Bradley Trumpfheller

A MacDowell Fellow and the author of 2020’s Reconstructions, Trumpfheller is currently turning their sights to poetry. “Poetry is my whole life because it is a way of loving time with people in it,” they wrote in their statement. “Other people’s presences in my life underwrite every single poem: in friendship, in reading, in daydreaming, in memory.”

Stephanie Cawley


The author of the 2020 poetry collection My Heart But Not My Heart hopes to use their grant to escape the trappings of capitalism. “There are possibilities I have not allowed myself to dream of, for time, for travel, for materials, for rest, for connection and community, that now feel newly within reach,” Cawley wrote in their statement. “We all deserve such bounty.”

Evelyn Berry


A trans Southern poet and the author of the forthcoming collection Grief Slut, Evelyn Berry is a museum educator and freelance editor living in South Carolina. “I hope to continue to compose poetry and prose that make visible the lives of transgender people in the American South,” she writes in her statement, “an often-hostile place I call home.”

Donika Kelly

Cave Canem graduate fellow Donika Kelly is a poet, National Book Critics Circle Award finalist, and assistant professor in the English Department at the University of Iowa, where she teaches creative writing.

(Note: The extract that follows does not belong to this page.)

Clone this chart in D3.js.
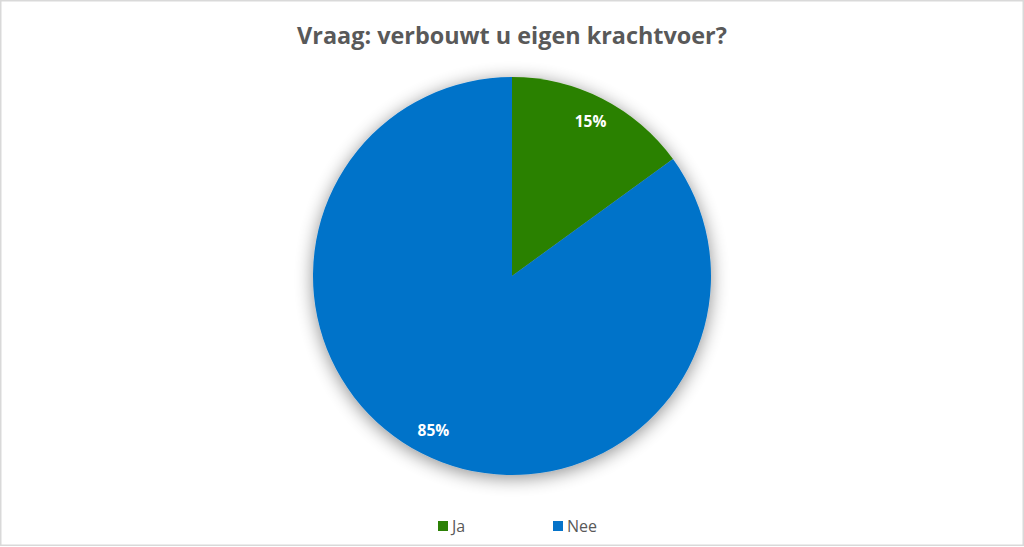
<!DOCTYPE html>
<html>
<head>
<meta charset="utf-8">
<script src="https://cdn.jsdelivr.net/npm/d3@7"></script>
<style>
  html, body { margin: 0; padding: 0; background: #fff; }
  svg { display: block; }
</style>
</head>
<body>
<svg id="chart" width="1024" height="547"></svg>
<script>
// Survey answers and their shares (percent)
const categories = ["Ja", "Nee"];
const shares = [15, 85];
const colors = ["#2c8106", "#0573c9"];
const title = "Vraag: verbouwt u eigen krachtvoer?";

const W = 1024, H = 547;
const svg = d3.select("#chart");

// outer frame
svg.append("rect")
  .attr("x", 0.75).attr("y", 0.75)
  .attr("width", W - 1.5).attr("height", H - 2.5)
  .attr("fill", "#fff").attr("stroke", "#d9d9d9").attr("stroke-width", 1.5);

// title
svg.append("text")
  .attr("x", W / 2).attr("y", 44)
  .attr("text-anchor", "middle")
  .attr("font-family", "'Open Sans', sans-serif")
  .attr("font-weight", 700)
  .attr("font-size", 23.4)
  .attr("fill", "#595959")
  .text(title);

// soft shadow under the pie
const defs = svg.append("defs");
const f = defs.append("filter").attr("id", "pieShadow")
  .attr("x", "-20%").attr("y", "-20%").attr("width", "140%").attr("height", "140%");
f.append("feGaussianBlur").attr("in", "SourceAlpha").attr("stdDeviation", 9).attr("result", "b");
f.append("feOffset").attr("in", "b").attr("dx", 0).attr("dy", 3).attr("result", "o");
f.append("feComponentTransfer").attr("in", "o").attr("result", "s")
  .append("feFuncA").attr("type", "linear").attr("slope", 0.45);
const fm = f.append("feMerge");
fm.append("feMergeNode").attr("in", "s");
fm.append("feMergeNode").attr("in", "SourceGraphic");

const cx = 512, cy = 276, R = 199;
const data = categories.map((c, i) => ({ cat: c, value: shares[i], color: colors[i] }));
const pie = d3.pie().value(d => d.value).sort(null);
const arc = d3.arc().innerRadius(0).outerRadius(R);
const labelArc = d3.arc().innerRadius(R * 0.87).outerRadius(R * 0.87);

const g = svg.append("g").attr("transform", `translate(${cx},${cy})`);
const arcs = pie(data);

g.append("g").attr("filter", "url(#pieShadow)")
  .selectAll("path").data(arcs).join("path")
  .attr("d", arc)
  .attr("fill", d => d.data.color);

g.selectAll("text.lbl").data(arcs).join("text")
  .attr("class", "lbl")
  .attr("transform", d => `translate(${labelArc.centroid(d)})`)
  .attr("text-anchor", "middle")
  .attr("dy", "0.35em")
  .attr("font-family", "'Open Sans', sans-serif")
  .attr("font-weight", 700)
  .attr("font-size", 15.5)
  .attr("fill", "#fff")
  .text(d => d.data.value + "%");

// legend
const legendX = d3.scalePoint().domain(categories).range([438, 553]);
const leg = svg.append("g").selectAll("g").data(data).join("g")
  .attr("transform", d => `translate(${legendX(d.cat)},521)`);
leg.append("rect").attr("width", 10).attr("height", 10).attr("fill", d => d.color);
leg.append("text")
  .attr("x", 14).attr("y", 10.5)
  .attr("font-family", "'Open Sans', sans-serif")
  .attr("font-size", 16)
  .attr("fill", "#595959")
  .text(d => d.cat);
</script>
</body>
</html>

Her poetry collection Bestiary Bestiary was the winner of the 2015 Cave Canem Poetry Prize, as well as the winner of a Hurston/Wright Legacy Award, and a Kate Tufts Discovery Award. “I’ve been thinking lately about time, about simultaneity, and, always, about rest,” she wrote in her statement. “What has happened before, which is also happening now, and when can I lay my body down, lose my mind into its own meanderings and how?”